Fremantle Prison was a medieval establishment surrounded by desert and stone on one side and by shark infested waters on the other. But Breslin found that the security in the prison was somewhat lax, and pretending to be looking for investment opportunities he visited the prison several times on the pretence that he was hiring prison labour. On one of these visits, he was able to get a message to the Fenians that escape was imminent.
He met with Captain Anthony when he arrived and they hatched a plan. They needed to get all six men together outside the walls to make sure no one was left behind. After getting a message to the Fenians, the escape was planned for 17th April and the Capalta dropped anchor about 20 miles out to sea. The six men were outside working or out on concocted tales and they absconded where they met Breslin and Desmond with horsetraps. They raced to meet Captain Anthony who was waiting for them with a rowboat up the coast. They weren’t gone an hour when the prison guards were aware that they had escaped and swang into action with mounted police and trackers following them. At Rockingham Pier, they met Captain Anthony and began to row out to meet the Capalta which would take several hours. They saw the Royal Navy was commandeered to intercept the rowboat. Now the race was on, the men rowing desperately with the authorities hot in pursuit. Exhausted, starving and without energy, Breslin spurred on the prisoners by reading a copy of a letter he has sent the British governor telling him of his part in the Fenian escape.

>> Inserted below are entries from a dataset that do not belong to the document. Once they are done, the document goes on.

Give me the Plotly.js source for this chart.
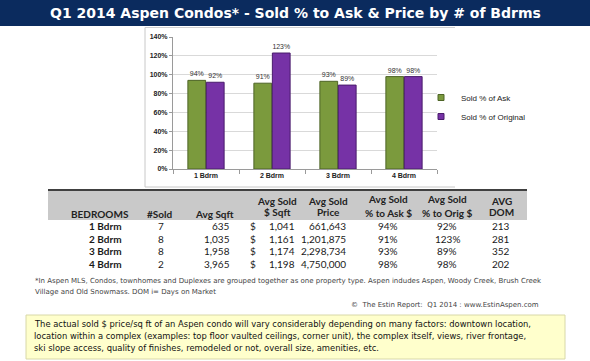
<!DOCTYPE html>
<html>
<head>
<meta charset="utf-8">
<script src="https://cdn.plot.ly/plotly-3.0.1.min.js"></script>
<style>html,body{margin:0;padding:0;background:#fff;}#chart{width:590px;height:361px;}</style>
</head>
<body>
<div id="chart"></div>
<script>
// ---------- data ----------
const categories = ['1 Bdrm', '2 Bdrm', '3 Bdrm', '4 Bdrm'];
const soldPctAsk = [94, 91, 93, 98];
const soldPctOrig = [92, 123, 89, 98];
const numSold = [7, 8, 8, 2];
const avgSqft = [635, 1035, 1958, 3965];
const avgSoldPerSqft = [1041, 1161, 1174, 1198];
const avgSoldPrice = [661643, 1201875, 2298734, 4750000];
const avgDom = [213, 281, 352, 202];
const yTickVals = [0, 0.2, 0.4, 0.6, 0.8, 1.0, 1.2, 1.4];
const seriesNames = ['Sold % of Ask', 'Sold % of Original'];
const titleText = 'Q1 2014 Aspen Condos* - Sold % to Ask &amp; Price by # of Bdrms';
const footnote1 = '*In Aspen MLS, Condos, townhomes and Duplexes are grouped together as one property type. Aspen indudes Aspen, Woody Creek, Brush Creek';
const footnote2 = 'Village and Old Snowmass. DOM i= Days on Market';
const copyright = '\u00a9  The Estin Report:  Q1 2014 : www.EstinAspen.com';
const noteLines = [
  'The actual sold $ price/sq ft of an Aspen condo will vary considerably depending on many factors: downtown location,',
  'location within a complex (examples: top floor vaulted ceilings, corner unit), the complex itself, views, river frontage,',
  'ski slope access, quality of finishes, remodeled or not, overall size, amenities, etc.'
];

// ---------- helpers ----------
const W = 590, H = 361;
const px = x => x / W;
const py = y => 1 - y / H;
const fmt = n => n.toLocaleString('en-US');

const ask = soldPctAsk.map(v => v / 100);
const orig = soldPctOrig.map(v => v / 100);
const colAsk = '#7b9a3d', colOrig = '#7632a6';

const traces = [
  {
    type: 'bar', name: seriesNames[0], x: categories, y: ask, showlegend: false,
    marker: {color: colAsk, line: {color: '#4e6426', width: 1}},
    text: soldPctAsk.map(v => v + '%'), textposition: 'outside', cliponaxis: false,
    textfont: {family: 'Liberation Sans, Arial', size: 7, color: '#333'}
  },
  {
    type: 'bar', name: seriesNames[1], x: categories, y: orig, showlegend: false,
    marker: {color: colOrig, line: {color: '#4a1c6c', width: 1}},
    text: soldPctOrig.map(v => v + '%'), textposition: 'outside', cliponaxis: false,
    textfont: {family: 'Liberation Sans, Arial', size: 7, color: '#333'}
  },
  // legend entries (small square keys, as in the reference)
  {type: 'scatter', mode: 'markers', name: seriesNames[0], x: [null], y: [null],
   marker: {symbol: 'square', size: 6, color: colAsk, line: {color: '#4e6426', width: 1}}},
  {type: 'scatter', mode: 'markers', name: seriesNames[1], x: [null], y: [null],
   marker: {symbol: 'square', size: 6, color: colOrig, line: {color: '#4a1c6c', width: 1}}}
];

const shapes = [
  {type: 'rect', xref: 'paper', yref: 'paper', x0: 0, x1: 1, y0: py(26), y1: 1, fillcolor: '#0b2b5e', line: {width: 0}, layer: 'below'},
  {type: 'line', xref: 'paper', yref: 'paper', x0: px(145), x1: px(455), y0: py(27.5), y1: py(27.5), line: {color: '#d0d0d0', width: 1}},
  {type: 'line', xref: 'paper', yref: 'paper', x0: px(145), x1: px(145), y0: py(27.5), y1: py(187), line: {color: '#c8c8c8', width: 1}},
  {type: 'line', xref: 'paper', yref: 'paper', x0: px(145), x1: px(455), y0: py(187), y1: py(187), line: {color: '#c8c8c8', width: 1}},
  {type: 'rect', xref: 'paper', yref: 'paper', x0: px(48), x1: px(527), y0: py(220), y1: py(190), fillcolor: '#c9c9c9', line: {width: 0}, layer: 'below'},
  {type: 'line', xref: 'paper', yref: 'paper', x0: px(48), x1: px(527), y0: py(190), y1: py(190), line: {color: '#404040', width: 2}},
  {type: 'rect', xref: 'paper', yref: 'paper', x0: px(26), x1: px(565), y0: py(359), y1: py(315), fillcolor: '#ffffcc', line: {color: '#d8d8a8', width: 1}, layer: 'below'}
];

const annotations = [];
function ann(text, x, y, opts) {
  annotations.push(Object.assign({
    text: text, xref: 'paper', yref: 'paper', x: px(x), y: py(y),
    xanchor: 'center', yanchor: 'middle', showarrow: false,
    font: {family: 'Lato, Liberation Sans', size: 10, color: '#1a1a1a'}
  }, opts || {}));
}

ann(titleText, 295, 13, {font: {family: 'DejaVu Sans', size: 14, color: '#ffffff', weight: 'bold'}});

const hf = {family: 'Lato, Liberation Sans', size: 10, color: '#222', weight: 'bold'};
ann('BEDROOMS', 100, 214, {font: hf});
ann('#Sold', 160, 214, {font: hf});
ann('Avg Sqft', 215, 214, {font: hf});
ann('Avg Sold', 277, 201, {font: hf});
ann('$ Sqft', 277, 212, {font: hf});
ann('Avg Sold', 328, 201, {font: hf});
ann('Price', 328, 212, {font: hf});
ann('Avg Sold', 388, 199, {font: hf});
ann('% to Ask $', 388, 213, {font: hf});
ann('Avg Sold', 447, 199, {font: hf});
ann('% to Orig $', 447, 213, {font: hf});
ann('AVG', 501, 201, {font: hf});
ann('DOM', 501, 212, {font: hf});

const rowY = [226, 238.5, 251, 263.5];
const rf = {family: 'Lato, Liberation Sans', size: 10, color: '#1a1a1a'};
categories.forEach((c, i) => {
  const y = rowY[i];
  ann(c, 105, y, {font: Object.assign({}, rf, {weight: 'bold'})});
  ann(String(numSold[i]), 161, y, {font: rf});
  ann(fmt(avgSqft[i]), 232, y, {xanchor: 'right', font: rf});
  ann('$', 253, y, {font: rf});
  ann(fmt(avgSoldPerSqft[i]), 297, y, {xanchor: 'right', font: rf});
  ann(fmt(avgSoldPrice[i]), 348, y, {xanchor: 'right', font: rf});
  ann(soldPctAsk[i] + '%', 388, y, {font: rf});
  ann(soldPctOrig[i] + '%', 447, y, {font: rf});
  ann(String(avgDom[i]), 501, y, {font: rf});
});

const ff = {family: 'DejaVu Sans', size: 7, color: '#444'};
ann(footnote1, 33, 281, {xanchor: 'left', font: ff});
ann(footnote2, 33, 292, {xanchor: 'left', font: ff});
ann(copyright, 541, 305, {xanchor: 'right', font: ff});

const nf = {family: 'DejaVu Sans', size: 8.4, color: '#111'};
noteLines.forEach((t, i) => ann(t, 32, 324 + i * 12, {xanchor: 'left', font: nf}));

const layout = {
  width: W, height: H,
  margin: {l: 0, r: 0, t: 0, b: 0},
  paper_bgcolor: '#ffffff', plot_bgcolor: '#ffffff',
  barmode: 'group', bargap: 0.44, bargroupgap: 0.04,
  showlegend: true,
  legend: {
    x: px(421), y: py(83), xanchor: 'left', yanchor: 'top',
    font: {family: 'Liberation Sans, Arial', size: 8, color: '#222'},
    bgcolor: 'rgba(0,0,0,0)', itemwidth: 30
  },
  xaxis: {
    domain: [px(173), px(437)],
    showline: true, linecolor: '#9a9a9a', linewidth: 1,
    ticks: 'outside', tickson: 'boundaries', ticklen: 4, tickcolor: '#9a9a9a',
    tickfont: {family: 'Liberation Sans, Arial', size: 7, color: '#222', weight: 'bold'},
    showgrid: false, fixedrange: true
  },
  yaxis: {
    domain: [py(169), py(37)],
    range: [0, 1.4], tickvals: yTickVals, tickformat: '.0%',
    showline: true, linecolor: '#9a9a9a', linewidth: 1,
    ticks: 'outside', ticklen: 3, tickcolor: '#9a9a9a',
    gridcolor: '#d9d9d9', gridwidth: 1, zeroline: false,
    tickfont: {family: 'Liberation Sans, Arial', size: 7, color: '#222', weight: 'bold'},
    fixedrange: true
  },
  shapes: shapes,
  annotations: annotations
};

Plotly.newPlot('chart', traces, layout, {displayModeBar: false, staticPlot: true});
</script>
</body>
</html>
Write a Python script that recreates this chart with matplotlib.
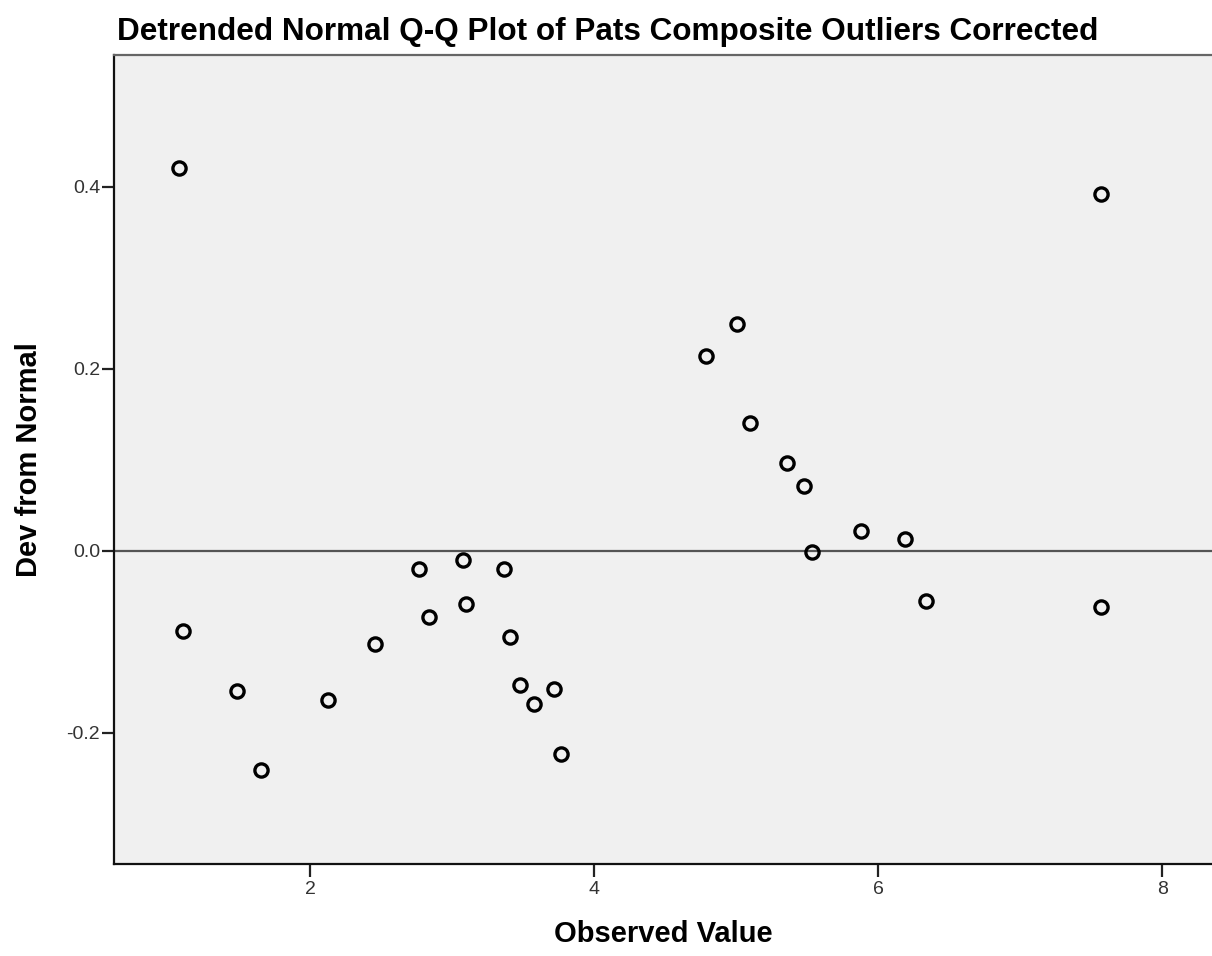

A fierce storm broke out and at times, the men thought they might not make the ship. The British steamer SS Georgette found the Catalpa but the first mate refused to let the authorities on the ship as it was outside the colony’s three-mile limit. The Georgette followed the Catalpa but running low on fuel, it had to return to shore.
More bad luck befell the Irish, barely making it to the Catalpa from their rowboat, Captain Anthony turned it away from Australia, when the wind went dead and by next morning the Georgette was back, refuelled and heavily armed. The Fenians grabbed rifles and revolvers and prepared for battle, knowing they had no choice. Captain Anthony then said pointing at the Stars and Stripes. “This ship is sailing under the American flag and she is on the high seas. If you fire on me, I warn you that you are firing on the American flag.”
Suddenly the wind kicked up and Catalpa headed out to sea. The Georgette followed for an hour, but Captain Anthony’s previous warning about firing on an American ship in international waters made the Georgette reluctant to engage in fire. Finally the British authorities went back towards the coast, The Fenians were free.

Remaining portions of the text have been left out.